Some more detail, in Gimp parlance:
- An image is what you would call a "project" in other applications, a thing than can be saved as a whole (ie, the XCF file), it's a set of layers, channels, paths... that work together to create a visible result.
- A layer is an individual image part that can be painted, moved, and transformed on its own. You can see layers as stacked pieces of tracing paper(*)/sheets of painted glass.
- The canvas is the table on which you put these layers. It is painted with a checkerboard so you see where the stack of layers is transparent throughout. The canvas is also a porthole through which you see the result image (what you will "export" as a JPG/PNG...). Sometimes the word "image" is used instead of "canvas". But note that "Image>Scale image" has the right name, since it scales everything: layers, channels, paths, and of course the canvas.

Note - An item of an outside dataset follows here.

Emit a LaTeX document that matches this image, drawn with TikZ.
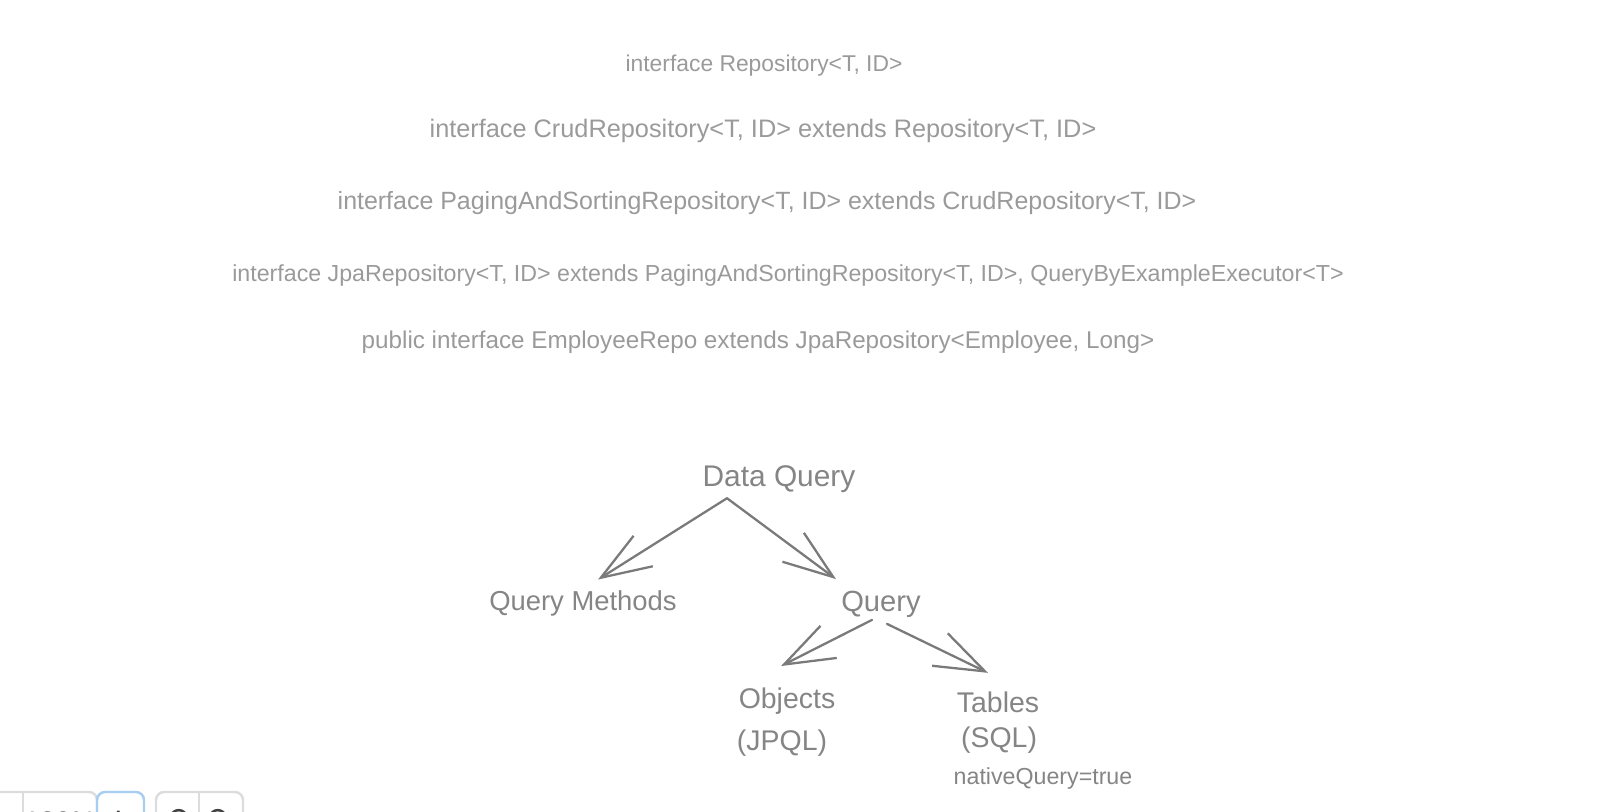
\documentclass[tikz,border=0pt]{standalone}
\usepackage{fontspec}
\setmainfont{Liberation Sans}
\newfontfamily\symfont{DejaVu Sans}
\usepackage{xcolor}
\usetikzlibrary{arrows.meta,positioning,calc}
\definecolor{codegray}{HTML}{9A9A9A}
\definecolor{inkgray}{HTML}{858585}
\definecolor{linegray}{HTML}{7A7A7A}
\definecolor{uiborder}{HTML}{DCDCDC}
\definecolor{uiblue}{HTML}{A8CDF2}

\begin{document}
\begin{tikzpicture}[
	codeline/.style={text=codegray, inner sep=0pt, font=\fontsize{#1}{#1}\selectfont},
	label/.style={text=inkgray, inner sep=0pt, font=\fontsize{#1}{#1}\selectfont},
	arrow/.style={-{Straight Barb[length=5mm,width=3.6mm]}, draw=linegray, line width=0.65pt, line cap=round, line join=round},
	uibox/.style={draw=#1, rounded corners=0.8mm, line width=0.7pt}
	]
	\useasboundingbox (0,0) rectangle (16,-8.12);
	
	% the interface chain
	\node[codeline=6.5] (repo) at (7.64,-0.66) {interface Repository<T, ID>};
	\node[codeline=7.2] (crud) at (7.63,-1.31) {interface CrudRepository<T, ID> extends Repository<T, ID>};
	\node[codeline=7.1] (paging) at (7.67,-2.03) {interface PagingAndSortingRepository<T, ID> extends CrudRepository<T, ID>};
	\node[codeline=6.6] (jpa) at (7.88,-2.76) {interface JpaRepository<T, ID> extends PagingAndSortingRepository<T, ID>, QueryByExampleExecutor<T>};
	\node[codeline=6.9] (emp) at (7.58,-3.42) {public interface EmployeeRepo extends JpaRepository<Employee, Long>};
	
	% query tree
	\node[label=8.5] (dq) at (7.79,-4.79) {Data Query};
	\node[label=7.8] (qm) at (5.83,-6.03) {Query Methods};
	\node[label=8.3] (qry) at (8.81,-6.04) {Query};
	\node[label=8.1] (obj) at (7.87,-7.01) {Objects};
	\node[label=8.1] (jpql) at (7.82,-7.43) {(JPQL)};
	\node[label=8.1] (tables) at (9.98,-7.02) {Tables};
	\node[label=8.1] (sql) at (9.99,-7.40) {(SQL)};
	\node[label=6.6] (native) at (10.43,-7.79) {nativeQuery=true};
	
	\draw[arrow] ($(dq.south)+(-0.52,-0.05)$) -- ($(qm.north)+(0.15,0.10)$);
	\draw[arrow] ($(dq.south)+(-0.52,-0.05)$) -- ($(qry.north)+(-0.45,0.11)$);
	\draw[arrow] ($(qry.south)+(-0.09,-0.02)$) -- ($(obj.north)+(-0.06,0.21)$);
	\draw[arrow] ($(qry.south)+(0.06,-0.06)$) -- ($(tables.north)+(-0.10,0.18)$);
	
	% editor controls, cut off by the page edge
	\begin{scope}
		\clip (0,0) rectangle (16,-8.12);
		\draw[uibox=uiborder] (-0.3,-7.92) rectangle (0.97,-8.5);
		\draw[uiborder, line width=0.7pt] (0.23,-7.92) -- (0.23,-8.5);
		\node[text=black!75, font=\fontsize{8}{8}\selectfont] (zoomlvl) at (0.60,-8.22) {120\%};
		\draw[uibox=uiblue] (0.97,-7.92) rectangle (1.44,-8.5);
		\node[text=black!75, font=\fontsize{11}{11}\selectfont] (plus) at (1.19,-8.22) {+};
		\draw[uibox=uiborder] (1.56,-7.92) rectangle (2.43,-8.5);
		\draw[uiborder, line width=0.7pt] (1.99,-7.92) -- (1.99,-8.5);
		\node[text=black!75, font=\symfont\fontsize{9}{9}\selectfont] (undo) at (1.77,-8.2) {↶};
		\node[text=black!75, font=\symfont\fontsize{9}{9}\selectfont] (redo) at (2.21,-8.2) {↷};
	\end{scope}
	
\end{tikzpicture}
\end{document}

- Although layers are very often the same size as the canvas, this is not mandatory. Text layers are usually smaller. Other layers can be bigger than the canvas, or shifted, and so have parts not visible on the canvas (these can still be painted).
Image>Fit canvas to layers
extends the canvas to make all these hidden bits visible.
- Channels on the other hand are always the size of the canvas.
- A specific channel is the selection mask, often just called the "Selection". This selection applies to all actions on all layers. You can create the selection using a layer (Color select) and apply it to do something on another layer (Bucket-fill). The selection is always clipped to the canvas (so if there is a selection, you cannot act on the layers parts that lies outside the canvas).
(*) in PS and Gimp, the French for "Layer" is "Calque" which originally the word for "tracing paper".